Юра прошел на середину. Встал у стула, предназначенного для «подсудимого».
— Здравствуйте.
— Здравствуйте, Лоцман, — Захава посмотрел поверх очков. Взгляд у него был цепкий, недобрый. — А, наш Гамлет из десятого «Б». С глазами самоубийцы, как говорит Владимир Абрамович. Проходите, садитесь.
Юра сел. Стул был жестким, неудобным.
— Ну-с, — начал лысый мужчина (точно, история). — Давайте начнем с политической грамотности. Товарищ Лоцман, расскажите нам о международном положении. Что важного произошло в прошлом месяце в коммунистическом движении?
Вопрос был стандартным. «На засыпку».
Но Юра был готов. Память человека из будущего, привыкшего структурировать информацию, услужливо подсунула заголовки газет, которые он читал утром.
— В июне в Москве прошло Международное совещание коммунистических и рабочих партий, — начал он четко, без запинки. — Главная тема — укрепление единства в борьбе против империализма. Было принято решение о совместных действиях в поддержку Вьетнама и осуждении агрессии Израиля на Ближнем Востоке.
Он говорил сухими, газетными фразами, но вкладывал в них спокойную уверенность.

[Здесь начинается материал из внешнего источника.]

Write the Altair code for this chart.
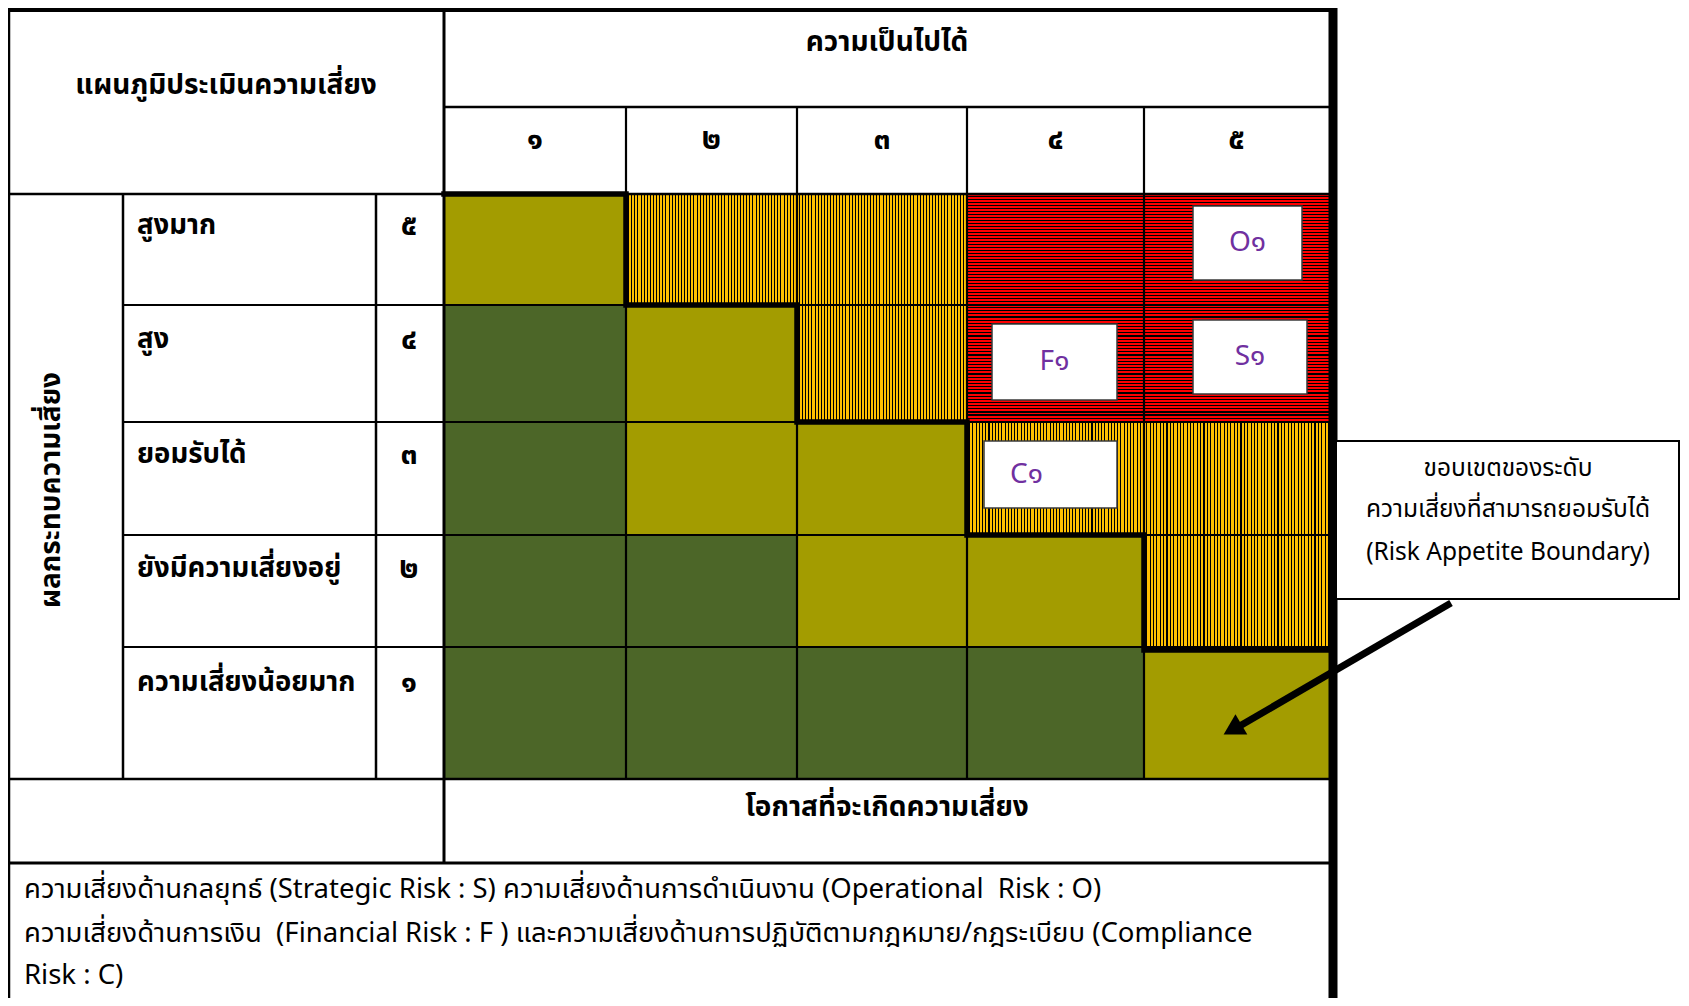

Он не просто бубнил — он докладывал.
Лысый кивнул, удовлетворенный.
— А как вы оцениваете роль искусства в этом процессе?
— Искусство должно быть оружием, — ответил Юра, глядя ему в глаза. — Но не дубиной. Оружием тонким. Оно должно воспитывать не лозунгами, а через сопереживание. Если зритель плачет над судьбой героя — он становится человечнее. А гуманизм — это и есть база коммунизма.
Захава хмыкнул.
— Ловко вывернули. «Гуманизм — база коммунизма». Спорно, но красиво. Политически грамотен. Дальше.

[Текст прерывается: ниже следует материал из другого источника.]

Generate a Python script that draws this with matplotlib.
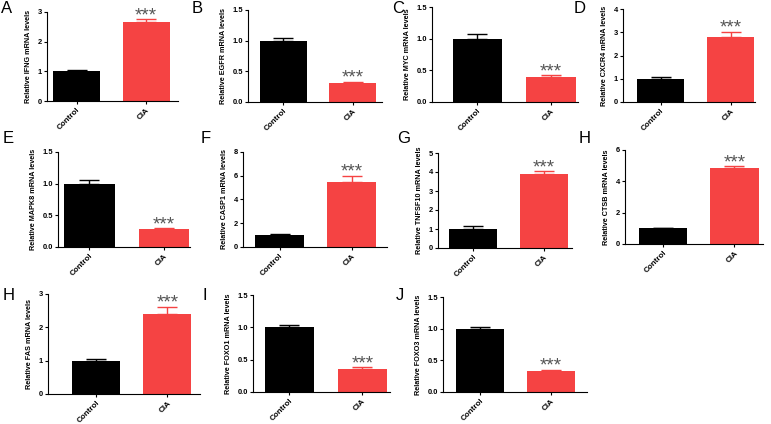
import numpy as np
import matplotlib
matplotlib.use("Agg")
import matplotlib.pyplot as plt

plt.rcParams['font.family'] = ['Liberation Sans', 'DejaVu Sans']

groups = ["Control", "CIA"]
letters = ["A", "B", "C", "D", "E", "F", "G", "H", "H", "I", "J"]
genes = ["IFNG", "EGFR", "MYC", "CXCR4", "MAPK8", "CASP1", "TNFSF10", "CTSB", "FAS", "FOXO1", "FOXO3"]
means = [[1.0, 2.65], [1.0, 0.31], [1.0, 0.39], [1.0, 2.8], [1.0, 0.28], [0.98, 5.5],
         [1.0, 3.92], [1.0, 4.82], [1.0, 2.4], [1.0, 0.35], [1.0, 0.33]]
errs = [[0.05, 0.1], [0.04, 0.02], [0.07, 0.03], [0.07, 0.22], [0.05, 0.02], [0.12, 0.5],
        [0.15, 0.12], [0.05, 0.15], [0.05, 0.22], [0.04, 0.03], [0.03, 0.02]]
ytops = [3, 1.5, 1.5, 4, 1.5, 8, 5, 6, 3, 1.5, 1.5]
ysteps = [1, 0.5, 0.5, 1, 0.5, 2, 1, 2, 1, 0.5, 0.5]

# layout in pixels: axis left, axis right, top, bottom, xlim lo, xlim hi, letter x, letter y
boxes = [
    (47, 178, 12, 101, -0.43, 1.46, 1, 1),
    (248, 382, 10, 102, -0.51, 1.42, 192, 1),
    (432, 578, 7, 102, -0.62, 1.37, 392, 1),
    (623, 755, 9, 102, -0.54, 1.35, 574, 1),
    (58, 190, 152, 247, -0.42, 1.35, 3, 131),
    (243, 387, 152, 247, -0.51, 1.49, 201, 131),
    (438, 572, 153, 248, -0.49, 1.39, 397, 131),
    (625, 763, 150, 244, -0.53, 1.40, 579, 131),
    (48, 200, 294, 394, -0.68, 1.46, 3, 288),
    (253, 390, 295, 392, -0.50, 1.38, 203, 288),
    (443, 587, 297, 392, -0.52, 1.51, 396, 288),
]

W, H = 771, 424
colors = ["#000000", "#F54343"]

fig = plt.figure(figsize=(W / 100, H / 100), dpi=100)

for k in range(len(genes)):
    x0, x1, yt, yb, lo, hi, lx, ly = boxes[k]
    ax = fig.add_axes([x0 / W, 1 - yb / H, (x1 - x0) / W, (yb - yt) / H])
    xs = np.arange(len(groups))
    for i in range(len(groups)):
        ax.bar(xs[i], means[k][i], width=0.68, color=colors[i], zorder=2)
        ax.errorbar(xs[i], means[k][i], yerr=[[0], [errs[k][i]]], color=colors[i],
                    capsize=7, elinewidth=1, capthick=1, fmt='none', zorder=1)
    top = means[k][1] + errs[k][1]
    ax.annotate("***", (1, top), xytext=(0, -0.8), textcoords="offset points",
                ha="center", va="baseline", fontsize=13.5, color="#555555")
    ax.set_xlim(lo, hi)
    ax.set_ylim(0, ytops[k])
    ticks = np.arange(0, ytops[k] + 1e-9, ysteps[k])
    ax.set_yticks(ticks)
    if ysteps[k] < 1:
        ax.set_yticklabels(["%.1f" % t for t in ticks])
    else:
        ax.set_yticklabels(["%d" % t for t in ticks])
    ax.set_xticks(xs)
    ax.set_xticklabels(groups, rotation=45, ha="right", rotation_mode="anchor",
                       fontsize=5.8, fontweight="bold")
    ax.tick_params(axis="y", labelsize=5.4, length=2, width=0.8, pad=1.5)
    ax.tick_params(axis="x", length=2, width=0.8, pad=2)
    for lbl in ax.get_yticklabels():
        lbl.set_fontweight("bold")
    ax.spines["top"].set_visible(False)
    ax.spines["right"].set_visible(False)
    ax.spines["left"].set_linewidth(0.8)
    ax.spines["bottom"].set_linewidth(0.8)
    ax.set_ylabel("Relative %s mRNA levels" % genes[k], fontsize=5.2, fontweight="bold", labelpad=4)
    fig.text(lx / W, 1 - ly / H, letters[k], fontsize=12, ha="left", va="top")

fig.savefig("out.png", dpi=100)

Женщина в очках (литература) поправила оправу.
— Юрий, вы читали на туре Блока. А скажите, как вы относитесь к Чехову?
— Люблю.
— Это понятно. А вот пьеса «Чайка». В чем, по-вашему, трагедия Константина Треплева?
Стандартный школьный ответ: «Его заела среда, его не понимала мать-мещанка».
Юра помолчал секунду.
— Трагедия Треплева не в матери, — сказал он тихо. — И не в Тригорине.
— А в чем же?
— В том, что он талантлив, но у него нет языка. Он чувствует больше, чем может выразить. Он немой, который пытается петь. Он ищет «новые формы» не потому, что хочет выпендриться, а потому что старые слова ему тесны. Он задыхается в них. И когда он понимает, что так и не нашел свой голос… он стреляется. Потому что молчать он больше не может, а говорить не умеет.

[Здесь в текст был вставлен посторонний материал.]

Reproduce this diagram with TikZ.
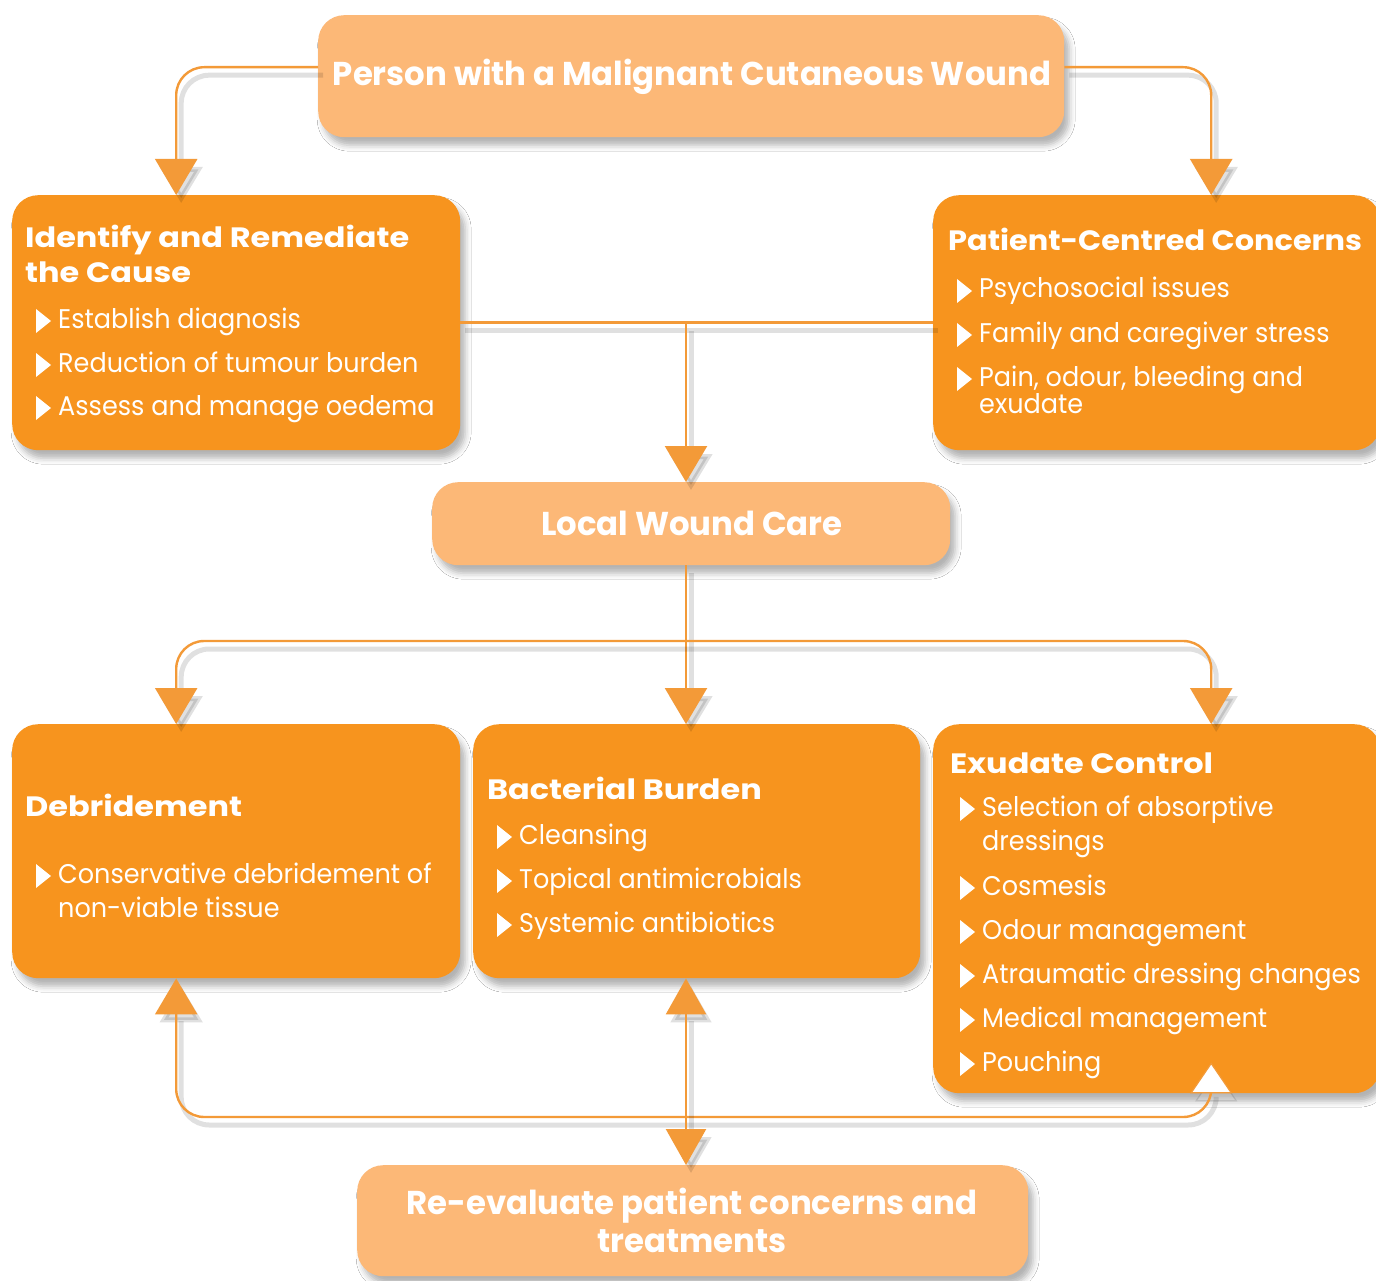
\documentclass[tikz,border=0pt]{standalone}
\usepackage{fontspec}
\setmainfont{Poppins}[FakeStretch=0.945]
\newfontfamily\ttlfont{Poppins}[FakeStretch=1.14]
\newfontfamily\ttlfontb{Poppins}[FakeStretch=1.085]
\newfontfamily\bigfont{Poppins}[FakeStretch=0.98]
\usetikzlibrary{arrows.meta,calc,shadows.blur}
\definecolor{dorange}{HTML}{F7941E}
\definecolor{lorange}{HTML}{FCB877}
\definecolor{lineor}{HTML}{F39A38}
\begin{document}
\begin{tikzpicture}[x=1pt,y=-1pt,
  box/.style={rounded corners=26pt, inner sep=0pt, anchor=north west,
    blur shadow={shadow xshift=5pt, shadow yshift=-8pt, shadow opacity=30, shadow blur radius=6pt}},
  dbox/.style={box, fill=dorange},
  lbox/.style={box, fill=lorange},
  ttl/.style={text=white, inner sep=0pt, anchor=base west, font=\ttlfont\bfseries\fontsize{28}{34}\selectfont},
  ttlb/.style={ttl, font=\ttlfontb\bfseries\fontsize{28}{34}\selectfont},
  bigttl/.style={text=white, inner sep=0pt, anchor=base, font=\bigfont\bfseries\fontsize{33}{38}\selectfont},
  itm/.style={text=white, inner sep=0pt, anchor=base west, font=\fontsize{27}{34}\selectfont},
  bullet/.style={fill=white},
  lnk/.style={draw=lineor, line width=2.4pt, rounded corners=28pt,
    preaction={draw=black, opacity=0.12, line width=5pt, transform canvas={shift={(5pt,-8pt)}}}},
  arr/.style={lnk, -{Triangle[width=42pt,length=36pt]}},
  warr/.style={lnk, -{Triangle[width=42pt,length=31pt,fill=white,line width=1.2pt]}},
  barr/.style={lnk, {Triangle[width=40pt,length=36pt]}-{Triangle[width=40pt,length=36pt]}},
]
\clip (0,0) rectangle (1376,1281);
\fill[white] (0,0) rectangle (1376,1281);

% boxes
\node[lbox, minimum width=746pt, minimum height=122pt] (person) at (318,15) {};
\node[dbox, minimum width=448pt, minimum height=255pt] (ident) at (12,195) {};
\node[dbox, minimum width=447pt, minimum height=255pt] (patient) at (933,195) {};
\node[lbox, minimum width=518pt, minimum height=83pt] (local) at (432,482) {};
\node[dbox, minimum width=448pt, minimum height=254pt] (debr) at (12,724) {};
\node[dbox, minimum width=447pt, minimum height=254pt] (bact) at (473,724) {};
\node[dbox, minimum width=447pt, minimum height=369pt] (exud) at (933,724) {};
\node[lbox, minimum width=671pt, minimum height=111pt] (reeval) at (357,1165) {};

% junctions
\coordinate (j1) at (686,321);
\coordinate (j2) at (686,641);
\coordinate (j3) at (686,1117);

% connectors
\draw[arr] ([yshift=9pt]person.west) -| ([xshift=-60pt]ident.north);
\draw[arr] ([yshift=9pt]person.east) -| ([xshift=54.5pt]patient.north);
\draw[lnk] (ident.east) -- (patient.west);
\draw[arr] (ident.east -| j1) -- (local.north -| j1);
\draw[arr] (local.south -| j2) -- (bact.north -| j2);
\draw[arr] (j2) -| ([xshift=-60pt]debr.north);
\draw[arr] (j2) -| ([xshift=54.5pt]exud.north);
\draw[arr] (j3) -| ([xshift=-60pt]debr.south);
\draw[warr] (j3) -| ([xshift=54.5pt,yshift=31pt]exud.south);
\draw[barr] (bact.south -| j3) -- (reeval.north -| j3);

% titles
\node[bigttl] (tperson) at (692,86) {Person with a Malignant Cutaneous Wound};
\node[ttl] (tident1) at (25,248) {Identify and Remediate};
\node[ttl] (tident2) at (25,283) {the Cause};
\node[ttlb] (tpatient) at (948,251) {Patient-Centred Concerns};
\node[bigttl] (tlocal) at (692,535) {Local Wound Care};
\node[ttl] (tdebr) at (25,816) {Debridement};
\node[ttl] (tbact) at (487,799) {Bacterial Burden};
\node[ttl] (texud) at (950,773) {Exudate Control};
\node[bigttl] (treeval1) at (692,1214) {Re-evaluate patient concerns and};
\node[bigttl] (treeval2) at (692,1252) {treatments};

% items
\node[itm] (a1) at (58,328) {Establish diagnosis};
\node[itm] (a2) at (58,372) {Reduction of tumour burden};
\node[itm] (a3) at (58,415) {Assess and manage oedema};
\node[itm] (b1) at (979,298) {Psychosocial issues};
\node[itm] (b2) at (979,342) {Family and caregiver stress};
\node[itm] (b3) at (979,386) {Pain, odour, bleeding and};
\node[itm] (b3c) at (979,413) {exudate};
\node[itm] (c1) at (58,883) {Conservative debridement of};
\node[itm] (c1c) at (58,917) {non-viable tissue};
\node[itm] (d1) at (519,844) {Cleansing};
\node[itm] (d2) at (519,888) {Topical antimicrobials};
\node[itm] (d3) at (519,932) {Systemic antibiotics};
\node[itm] (e1) at (982,816) {Selection of absorptive};
\node[itm] (e1c) at (982,850) {dressings};
\node[itm] (e2) at (982,895) {Cosmesis};
\node[itm] (e3) at (982,939) {Odour management};
\node[itm] (e4) at (982,983) {Atraumatic dressing changes};
\node[itm] (e5) at (982,1027) {Medical management};
\node[itm] (e6) at (982,1071) {Pouching};

\foreach \n in {a1,a2,a3,b1,b2,b3,c1,d1,d2,d3,e1,e2,e3,e4,e5,e6}
  \fill[bullet] ($(\n.base west)+(-22,-19)$) -- ++(0,24) -- ++(15,-12) -- cycle;
\end{tikzpicture}
\end{document}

В аудитории повисла тишина.
Женщина сняла очки. Посмотрела на него с удивлением.
— Немой, который пытается петь… — повторила она. — Это… неожиданная трактовка. Очень взрослая. Вы сами это придумали или прочитали у кого-то?
— Сам. Я просто… представил себя на его месте.
Захава откинулся на спинку кресла. Сложил руки на груди.
— Представили, значит…
Наступил момент истины. Разминка закончилась. Начался допрос.
— Скажите, Лоцман, — голос ректора стал вкрадчивым, мягким, но в этой мягкости лязгнул капкан. — А вам не кажется, что вы слишком часто «представляете себя на месте» трагических героев? Блок. Треплев. Басня эта ваша страшная. Откуда такая тяга к мраку?
Этуш, сидевший сбоку, внимательно следил за реакцией Юры, прищурив глаз.
— Вам шестнадцать лет, — продолжал Захава. — У вас вся жизнь впереди. Солнце, девушки, строительство БАМа. А вы смотрите на нас так, будто вчера похоронили всю семью. Вы что-то скрываете? У вас драма? Несчастная любовь? Болезнь?
Юра почувствовал, как по спине потек холодный пот. Они копали. Они хотели знать правду.
Но правду говорить было нельзя.
Он вспомнил совет Вершинина. «Легенда. Загадка — это манок».
Юра поднял глаза. Посмотрел прямо в лицо Захаве. И позволил себе чуть-чуть, самую малость, той самой «старости» во взгляде.
— Нет драмы, Борис Евгеньевич. И семья жива. Просто…
Он сделал паузу. Мастерскую, театральную паузу.
— Просто я запойный читатель. Я читаю с четырех лет. И у меня… дурное свойство. Проклятие, наверное.
— Какое же? — Этуш подался вперед.
— Я вживаюсь. Без остатка. Я прочитал Ремарка — и неделю ходил контуженный, слышал взрывы, боялся неба. Прочитал Достоевского — и мне казалось, что я Раскольников, что у меня руки в крови. Я иногда путаю, где я, а где книга. Книжная боль становится моей. Я не умею ставить фильтр.